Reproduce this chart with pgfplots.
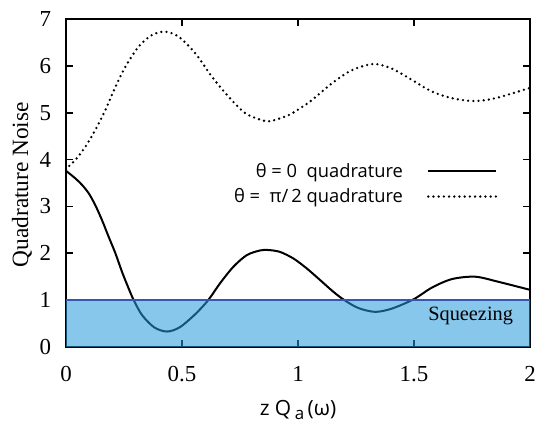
\documentclass[border=0pt]{standalone}
\usepackage{fontspec}
\setmainfont{Liberation Serif}
\newfontfamily\sansf{Open Sans}
\usepackage{pgfplots}
\pgfplotsset{compat=1.18}
\definecolor{sqfill}{RGB}{37,153,220}
\definecolor{sqline}{RGB}{50,88,178}

\begin{document}
\begin{tikzpicture}
\useasboundingbox (0,0) rectangle (267.5bp,212bp);
\begin{axis}[
    at={(33bp,38.5bp)}, anchor=south west,
    scale only axis, width=232bp, height=164bp,
    xmin=0, xmax=2, ymin=0, ymax=7,
    xtick={0,0.5,1,1.5,2}, ytick={0,1,...,7},
    tick align=inside, major tick length=3.5bp,
    axis line style={line width=1bp},
    tick style={line width=0.9bp, black},
    /pgf/number format/assume math mode=true,
    ticklabel style={font=\rmfamily\fontsize{11.5}{13}\selectfont},
    xticklabel style={yshift=-6bp},
    yticklabel style={xshift=-4bp},
    xlabel={\sansf\fontsize{10.5}{12}\selectfont z Q\,\raisebox{-0.4ex}{\fontsize{8.5}{9}\selectfont a}\,(ω)},
    xlabel style={at={(axis description cs:0.5,-0.192)}, anchor=center},
    ylabel={\fontsize{11.7}{13}\selectfont Quadrature Noise},
    ylabel style={at={(axis description cs:-0.095,0.495)}, anchor=center, rotate=0},
    legend plot pos=right,
    legend style={draw=none, fill=none, inner sep=0pt,
        at={(axis description cs:0.931,0.497)}, anchor=east,
        font=\sansf\fontsize{9.2}{11}\selectfont,
        row sep=0bp, column sep=10bp, cells={anchor=east}},
    legend image code/.code={\draw[#1] (0bp,0bp) -- (34bp,0bp);},
]
% theta = 0 quadrature
\addplot[black, line width=1bp, smooth] coordinates {
    (0,3.76) (0.04,3.60) (0.069,3.46) (0.098,3.28) (0.126,3.03)
    (0.155,2.71) (0.184,2.35) (0.213,2.00) (0.241,1.61) (0.27,1.25)
    (0.292,1.00) (0.328,0.68) (0.38,0.42) (0.435,0.33) (0.49,0.42)
    (0.557,0.70) (0.613,1.00) (0.664,1.36) (0.721,1.71) (0.779,1.96)
    (0.836,2.06) (0.872,2.07) (0.922,2.03) (0.98,1.89) (1.037,1.68)
    (1.095,1.43) (1.152,1.18) (1.20,1.00) (1.261,0.83) (1.333,0.75)
    (1.405,0.82) (1.499,1.02) (1.578,1.27) (1.664,1.45) (1.764,1.50)
    (1.865,1.39) (2.0,1.22)
};
% theta = pi/2 quadrature
\addplot[black, line width=1.3bp, line cap=round, dash pattern=on 0pt off 2.6bp, smooth] coordinates {
    (0,3.78) (0.011,3.85) (0.04,3.99) (0.083,4.27) (0.126,4.63)
    (0.170,5.06) (0.213,5.55) (0.256,5.98) (0.313,6.41) (0.371,6.66)
    (0.428,6.73) (0.486,6.62) (0.557,6.27) (0.629,5.77) (0.701,5.34)
    (0.773,4.99) (0.845,4.84) (0.881,4.82) (0.960,4.95) (1.017,5.12)
    (1.060,5.27) (1.147,5.63) (1.233,5.91) (1.326,6.04) (1.405,5.94)
    (1.491,5.70) (1.578,5.45) (1.664,5.31) (1.757,5.25) (1.851,5.31)
    (2.0,5.53)
};
\legend{θ = 0\ \ quadrature, θ =\ \ π/\,2 quadrature}
% squeezing region
\addplot[forget plot, draw=none, fill=sqfill, fill opacity=0.55] coordinates {
    (0,0) (2,0) (2,1) (0,1)
} \closedcycle;
\addplot[forget plot, sqline, line width=0.8bp] coordinates {(0,1) (2,1)};
\node[anchor=base east, font=\fontsize{10.2}{12}\selectfont] at (axis cs:1.957,0.56) {Squeezing};
\end{axis}
\end{tikzpicture}
\end{document}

• EXERCISE DIRECTIONS
Repeat the material verbatim. Do not carry over any picture.

• THE SOLUTION
Reproduce this chart with pgfplots.
\documentclass[border=0pt]{standalone}
\usepackage{fontspec}
\setmainfont{Liberation Serif}
\newfontfamily\sansf{Open Sans}
\usepackage{pgfplots}
\pgfplotsset{compat=1.18}
\definecolor{sqfill}{RGB}{37,153,220}
\definecolor{sqline}{RGB}{50,88,178}

\begin{document}
\begin{tikzpicture}
\useasboundingbox (0,0) rectangle (267.5bp,212bp);
\begin{axis}[
    at={(33bp,38.5bp)}, anchor=south west,
    scale only axis, width=232bp, height=164bp,
    xmin=0, xmax=2, ymin=0, ymax=7,
    xtick={0,0.5,1,1.5,2}, ytick={0,1,...,7},
    tick align=inside, major tick length=3.5bp,
    axis line style={line width=1bp},
    tick style={line width=0.9bp, black},
    /pgf/number format/assume math mode=true,
    ticklabel style={font=\rmfamily\fontsize{11.5}{13}\selectfont},
    xticklabel style={yshift=-6bp},
    yticklabel style={xshift=-4bp},
    xlabel={\sansf\fontsize{10.5}{12}\selectfont z Q\,\raisebox{-0.4ex}{\fontsize{8.5}{9}\selectfont a}\,(ω)},
    xlabel style={at={(axis description cs:0.5,-0.192)}, anchor=center},
    ylabel={\fontsize{11.7}{13}\selectfont Quadrature Noise},
    ylabel style={at={(axis description cs:-0.095,0.495)}, anchor=center, rotate=0},
    legend plot pos=right,
    legend style={draw=none, fill=none, inner sep=0pt,
        at={(axis description cs:0.931,0.497)}, anchor=east,
        font=\sansf\fontsize{9.2}{11}\selectfont,
        row sep=0bp, column sep=10bp, cells={anchor=east}},
    legend image code/.code={\draw[#1] (0bp,0bp) -- (34bp,0bp);},
]
% theta = 0 quadrature
\addplot[black, line width=1bp, smooth] coordinates {
    (0,3.76) (0.04,3.60) (0.069,3.46) (0.098,3.28) (0.126,3.03)
    (0.155,2.71) (0.184,2.35) (0.213,2.00) (0.241,1.61) (0.27,1.25)
    (0.292,1.00) (0.328,0.68) (0.38,0.42) (0.435,0.33) (0.49,0.42)
    (0.557,0.70) (0.613,1.00) (0.664,1.36) (0.721,1.71) (0.779,1.96)
    (0.836,2.06) (0.872,2.07) (0.922,2.03) (0.98,1.89) (1.037,1.68)
    (1.095,1.43) (1.152,1.18) (1.20,1.00) (1.261,0.83) (1.333,0.75)
    (1.405,0.82) (1.499,1.02) (1.578,1.27) (1.664,1.45) (1.764,1.50)
    (1.865,1.39) (2.0,1.22)
};
% theta = pi/2 quadrature
\addplot[black, line width=1.3bp, line cap=round, dash pattern=on 0pt off 2.6bp, smooth] coordinates {
    (0,3.78) (0.011,3.85) (0.04,3.99) (0.083,4.27) (0.126,4.63)
    (0.170,5.06) (0.213,5.55) (0.256,5.98) (0.313,6.41) (0.371,6.66)
    (0.428,6.73) (0.486,6.62) (0.557,6.27) (0.629,5.77) (0.701,5.34)
    (0.773,4.99) (0.845,4.84) (0.881,4.82) (0.960,4.95) (1.017,5.12)
    (1.060,5.27) (1.147,5.63) (1.233,5.91) (1.326,6.04) (1.405,5.94)
    (1.491,5.70) (1.578,5.45) (1.664,5.31) (1.757,5.25) (1.851,5.31)
    (2.0,5.53)
};
\legend{θ = 0\ \ quadrature, θ =\ \ π/\,2 quadrature}
% squeezing region
\addplot[forget plot, draw=none, fill=sqfill, fill opacity=0.55] coordinates {
    (0,0) (2,0) (2,1) (0,1)
} \closedcycle;
\addplot[forget plot, sqline, line width=0.8bp] coordinates {(0,1) (2,1)};
\node[anchor=base east, font=\fontsize{10.2}{12}\selectfont] at (axis cs:1.957,0.56) {Squeezing};
\end{axis}
\end{tikzpicture}
\end{document}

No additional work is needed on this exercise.